I like Citrus Strip. Tony

Reactions: Like 1


----------



## jmurray (May 24, 2015)

I've recently used a Sherwin Williams product "smart strip". Worked pretty well, just caked it on and gave it 24 hours. Not as dangerous as most chemical strippers

Reactions: Like 1


----------



## Nature Man (May 24, 2015)

Think you are going to have a gorgeous table when you are finished. Have you thought about how you are going to finish it? Chuck

Reactions: Like 1


----------



## Adam Fausch (May 24, 2015)

Nature Man said:


> Think you are going to have a gorgeous table when you are finished. Have you thought about how you are going to finish it? Chuck



Thanks. The trim in our house is pretty blonde so I wouldn't mind going pretty light. But we'll see how well I can get everything cleaned up. Golden Oak or Fruitwood from Minwax is usually the color I go with. But I need to research and get more advice about what's a good finishing coat over top for a table. It is an everyday three meals a day table as we don't have a formal dining room in our current house.

Reactions: Thank You! 1


----------



## Adam Fausch (May 27, 2015)

Tony said:


> I like Citrus Strip. Tony



Got some citrus trip a co worker recommended it too. Brushed it on it says it stays wet for 24 hours then scrape it off. Seems like it might dry faster than that.


----------



## Schroedc (May 27, 2015)

Adam Fausch said:


> Got some citrus trip a co worker recommended it too. Brushed it on it says it stays wet for 24 hours then scrape it off. Seems like it might dry faster than that.

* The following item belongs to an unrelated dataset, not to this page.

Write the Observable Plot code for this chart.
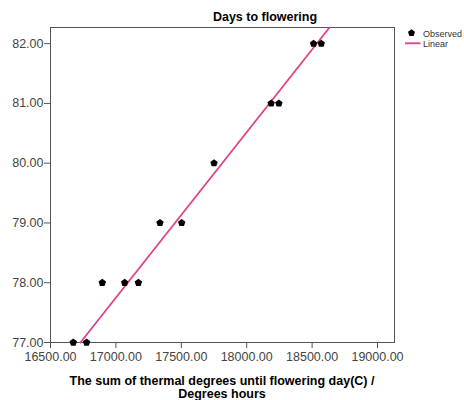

You can lay a sheet of plastic like drop cloth or a flat garbage bag over the stripper to keep it wet too.

Reactions: Like 1 | Useful 1


----------



## Tony (May 27, 2015)

Adam Fausch said:


> Got some citrus trip a co worker recommended it too. Brushed it on it says it stays wet for 24 hours then scrape it off. Seems like it might dry faster than that.



It dries quicker than that here, but it's probably cooler up there! I've just scraped it off and done several applications, but Collins idea is a dam good one. Tony

Reactions: Like 1


----------



## Adam Fausch (May 27, 2015)

Thanks I'll try those ideas.


----------